Making predictions seems to be fine if it deprives us of our liberty, but is unthinkable when it comes to restoring it. The common denominator is an almost pathological desire by government scientists to promote lockdowns at the expense of less costly options.

Tuesday, 1 December 2020

Think of the children, ban all advertising

With the government leaving us all to rot until Easter and systematically dismantling the pub trade, the clown show of 'public health' almost offers light relief. 

The nanny state fanatics have yet to get their ban on 'junk food' advertising ban over the line in the UK, but they are already eyeing up the next opportunity to extend their control. They lobbied for the ad ban with the usual 'think of the children' excuse. Earlier this year, the WHO-UNICEF-Lancet Commission of self-appointed do-gooders, including international quango queen Helen Clark, (self-)published an article in the Lancet titled 'A future for the world's children?' which included a section on marketing.

Companies make huge profits from marketing products directly to children and promoting addictive or unhealthy commodities, including fast foods, sugar-sweetened beverages, alcohol, and tobacco, all of which are major causes of non-communicable diseases.

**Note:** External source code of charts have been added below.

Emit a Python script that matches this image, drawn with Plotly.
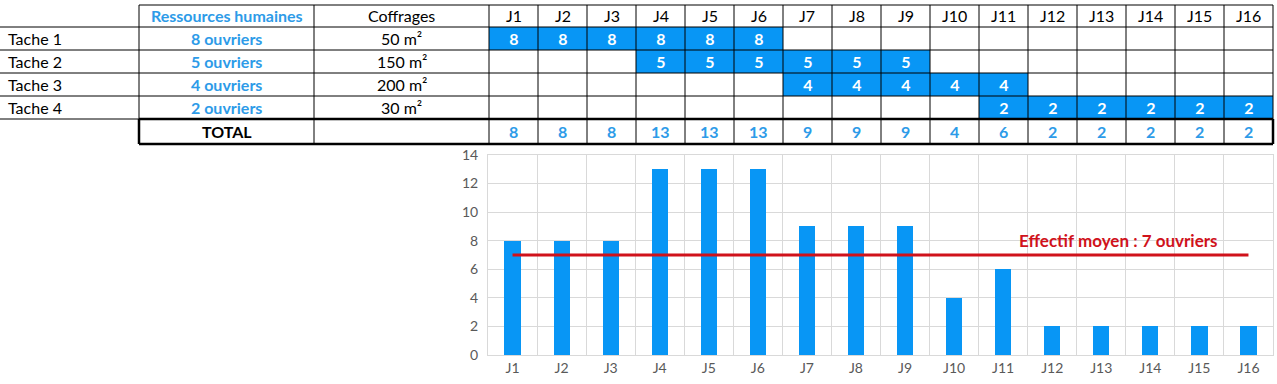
import plotly.graph_objects as go

# ---------------- data ----------------
jours = ["J1", "J2", "J3", "J4", "J5", "J6", "J7", "J8", "J9", "J10",
         "J11", "J12", "J13", "J14", "J15", "J16"]
taches = ["Tache 1", "Tache 2", "Tache 3", "Tache 4"]
ressources = ["8 ouvriers", "5 ouvriers", "4 ouvriers", "2 ouvriers"]
ouvriers = [8, 5, 4, 2]
coffrages = ["50 m²", "150 m²", "200 m²", "30 m²"]
debut = [1, 4, 7, 11]        # first day (J index, 1-based)
duree = [6, 6, 5, 6]         # number of days
total = [8, 8, 8, 13, 13, 13, 9, 9, 9, 4, 6, 2, 2, 2, 2, 2]
effectif_moyen = 7
label_moyen = "Effectif moyen : 7 ouvriers"

# ---------------- styling / geometry ----------------
W, H = 1277, 384
FONT = "Lato"
BLUE_FILL = "#0896F5"
BLUE_TEXT = "#2D9BE8"
RED = "#D0121B"
GRID = "#D9D9D9"
TICK = "#595959"
TS = 16  # table font size

col_edges = [0, 139, 314, 489] + [489 + 49 * (i + 1) for i in range(16)]
row_edges = [5, 27, 50, 73, 96, 119, 144]


def px(x):
    return x / W


def py(y):
    return 1 - y / H


# schedule matrix
z = []
txt = []
for d, n, w in zip(debut, duree, ouvriers):
    rowz, rowt = [], []
    for j in range(1, len(jours) + 1):
        if d <= j < d + n:
            rowz.append(w)
            rowt.append(str(w))
        else:
            rowz.append(None)
            rowt.append("")
    z.append(rowz)
    txt.append(rowt)

fig = go.Figure()

# ---- bar chart ----
fig.add_trace(go.Bar(
    x=jours, y=total, marker=dict(color=BLUE_FILL, line=dict(width=0)),
    width=0.33, xaxis="x", yaxis="y", showlegend=False, hoverinfo="x+y"))
fig.add_trace(go.Scatter(
    x=[jours[0], jours[-1]], y=[effectif_moyen, effectif_moyen], mode="lines",
    line=dict(color=RED, width=3), xaxis="x", yaxis="y", showlegend=False))

# ---- table blue cells ----
fig.add_trace(go.Heatmap(
    x=jours, y=taches, z=z, text=txt, texttemplate="%{text}",
    textfont=dict(family=FONT, size=TS, color="white", weight="bold"),
    colorscale=[[0, BLUE_FILL], [1, BLUE_FILL]], showscale=False,
    xgap=0, ygap=0, xaxis="x2", yaxis="y2", hoverinfo="skip"))

shapes = []
ann = []


def hline(y, x0, x1, w=1):
    shapes.append(dict(type="line", xref="paper", yref="paper",
                       x0=px(x0), x1=px(x1), y0=py(y), y1=py(y),
                       line=dict(color="black", width=w), layer="above"))


def vline(x, y0, y1, w=1):
    shapes.append(dict(type="line", xref="paper", yref="paper",
                       x0=px(x), x1=px(x), y0=py(y0), y1=py(y1),
                       line=dict(color="black", width=w), layer="above"))


# horizontal lines
hline(row_edges[0], col_edges[1], col_edges[-1])
for y in row_edges[1:5]:
    hline(y, 0, col_edges[-1])
hline(row_edges[5], 0, col_edges[1])
hline(row_edges[5], col_edges[1], col_edges[-1], 2.5)
hline(row_edges[6], col_edges[1], col_edges[-1], 2.5)
# vertical lines
for x in col_edges[1:]:
    vline(x, row_edges[0], row_edges[5])
    thick = x in (col_edges[1], col_edges[-1])
    vline(x, row_edges[5], row_edges[6], 2.5 if thick else 1)


def cell_text(text, c, r, color="black", bold=False, align="center"):
    x0, x1 = col_edges[c], col_edges[c + 1]
    y0, y1 = row_edges[r], row_edges[r + 1]
    if align == "center":
        x, xa = (x0 + x1) / 2, "center"
    else:
        x, xa = x0 + 6, "left"
    ann.append(dict(xref="paper", yref="paper", x=px(x), y=py((y0 + y1) / 2),
                    text=text, showarrow=False, xanchor=xa, yanchor="middle",
                    font=dict(family=FONT, size=TS, color=color,
                              weight="bold" if bold else "normal")))


cell_text("Ressources humaines", 1, 0, BLUE_TEXT, True)
cell_text("Coffrages", 2, 0)
for j, jl in enumerate(jours):
    cell_text(jl, 3 + j, 0)
for i in range(len(taches)):
    cell_text(taches[i], 0, 1 + i, align="left")
    cell_text(ressources[i], 1, 1 + i, BLUE_TEXT, True)
    cell_text(coffrages[i], 2, 1 + i)
cell_text("TOTAL", 1, 5, bold=True)
for j, t in enumerate(total):
    cell_text(str(t), 3 + j, 5, BLUE_TEXT, True)

# average label
ann.append(dict(xref="x", yref="y", x=12.35, y=effectif_moyen + 0.12,
                text=label_moyen, showarrow=False, xanchor="center",
                yanchor="bottom",
                font=dict(family=FONT, size=17, color=RED, weight="bold")))

fig.update_layout(
    template="none",
    width=W, height=H, margin=dict(l=0, r=0, t=0, b=0, pad=0),
    paper_bgcolor="white", plot_bgcolor="white",
    font=dict(family=FONT, size=14, color=TICK),
    shapes=shapes, annotations=ann, bargap=0,
    xaxis=dict(domain=[px(488), px(1273)], type="category",
               categoryorder="array", categoryarray=jours,
               range=[-0.5, 15.5], tickson="boundaries", ticks="",
               showgrid=True, gridcolor=GRID, gridwidth=1, zeroline=False,
               showline=True, linecolor=GRID, mirror=True, automargin=False,
               tickfont=dict(family=FONT, size=14, color=TICK),
               fixedrange=True),
    yaxis=dict(domain=[py(355), py(155)], range=[0, 14], dtick=2,
               showgrid=True, gridcolor=GRID, gridwidth=1, zeroline=False,
               showline=True, linecolor=GRID, mirror=True, ticks="",
               ticklabelstandoff=6, automargin=False,
               tickfont=dict(family=FONT, size=14, color=TICK),
               fixedrange=True),
    xaxis2=dict(domain=[px(col_edges[3]), px(col_edges[-1])], type="category",
                categoryorder="array", categoryarray=jours,
                range=[-0.5, 15.5], visible=False, anchor="y2",
                automargin=False, fixedrange=True),
    yaxis2=dict(domain=[py(row_edges[5]), py(row_edges[1])], type="category",
                categoryorder="array", categoryarray=taches,
                range=[3.5, -0.5], visible=False, anchor="x2",
                automargin=False, fixedrange=True),
)

fig.write_html(
    "out.html",
    config={"displayModeBar": False},
    post_script=(
        "document.documentElement.style.margin='0';"
        "document.documentElement.style.overflow='hidden';"
        "document.body.style.margin='0';"
        "document.body.style.overflow='hidden';"
    ),
)
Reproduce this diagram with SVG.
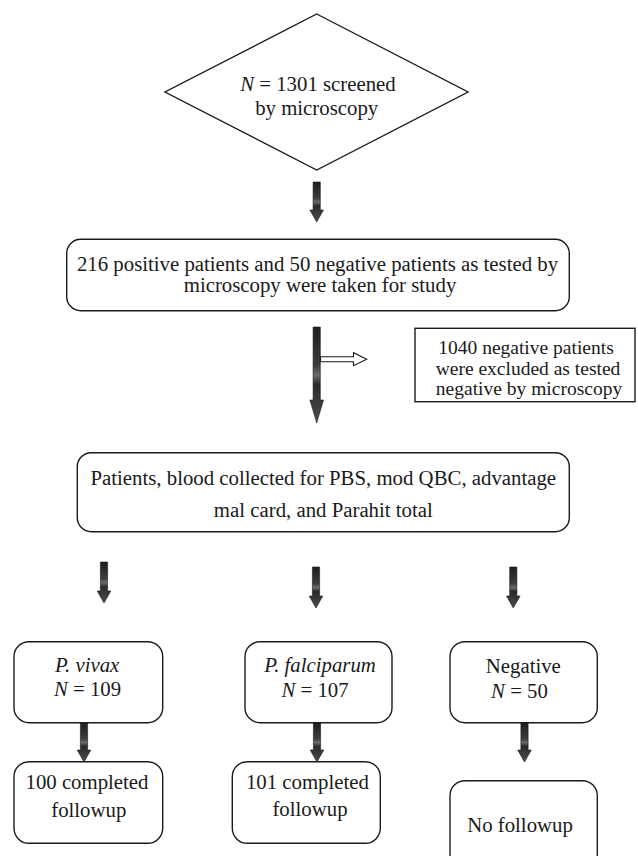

Because you can't move these days without seeing alcohol and tobacco being marketed 'directly to children', can you?
 
As we have seen with tobacco, and increasingly with food, the zealots insist that children cannot be 'protected' from advertising without advertising being banned entirely. That will always be the longterm goal, not least because they don't want adults seeing adverts for things of which they disapprove either. 

This week, an academic from New Zealand by the name of Darren Powell has written to the Lancet, accusing the Commission of not being extreme enough.

The WHO–UNICEF–Lancet Commission identified an important threat to children's health and futures by stating that children across the globe are exposed to exploitative advertising and marketing by the private sector. Fast food and sugar-sweetened beverages, alcohol, tobacco, e-cigarettes, breastmilk substitutes, and gambling, were positioned as the key products that children are increasingly exposed to and harmed byy [breastmilk substitutes are life-saving and their advertisements are obviously not aimed at children - CJS]. However, by focusing on the marketing of particular so-called unhealthy products, the Commission has made a critical oversight. They failed to acknowledge that all marketing to children is potentially harmful to children's health.

It's not about health, is it? It's about capitalism.

...researchers and policy makers must shift the focus from merely the so-called unhealthy products that are being marketed to children and towards all products and industries—food, toys, clothing, technology, sports equipment, entertainment, and more.

He wants no advertising of anything ever because 'marketing strategies in general shape children's emotional, mental, and spiritual selves', which he evidently thinks is a job best left to progressive academics. 

Aghast at being out-woked, the Commission has written back to insist that they are on the same wavelength. They are just being strategic.

We thank Darren Powell for his insightful feedback. Members of the WHO–UNICEF–Lancet Commission agree with Powell that marketing of any products to children might encourage potentially harmful consumption for the child, the planet, and children's futures, and that more work in both academic and political spheres is needed to highlight the risks.
 
... Our proposal to add an Optional Protocol to the UN Convention on the Rights of the Child on commercial marketing of harmful products was designed to serve as a first step in protecting children from those who would sell them a lifetime of ill health.
 
... Beginning with overt threats to physical and mental health would seem wise. It will be hard enough to tackle opposition from corporations promoting health-harming products. Imagine trying to fight opposition from a large coalition of companies that range from toys and games to technology and household products.
 
Don't say you weren't warned, toy, game, technology and household product manufacturers.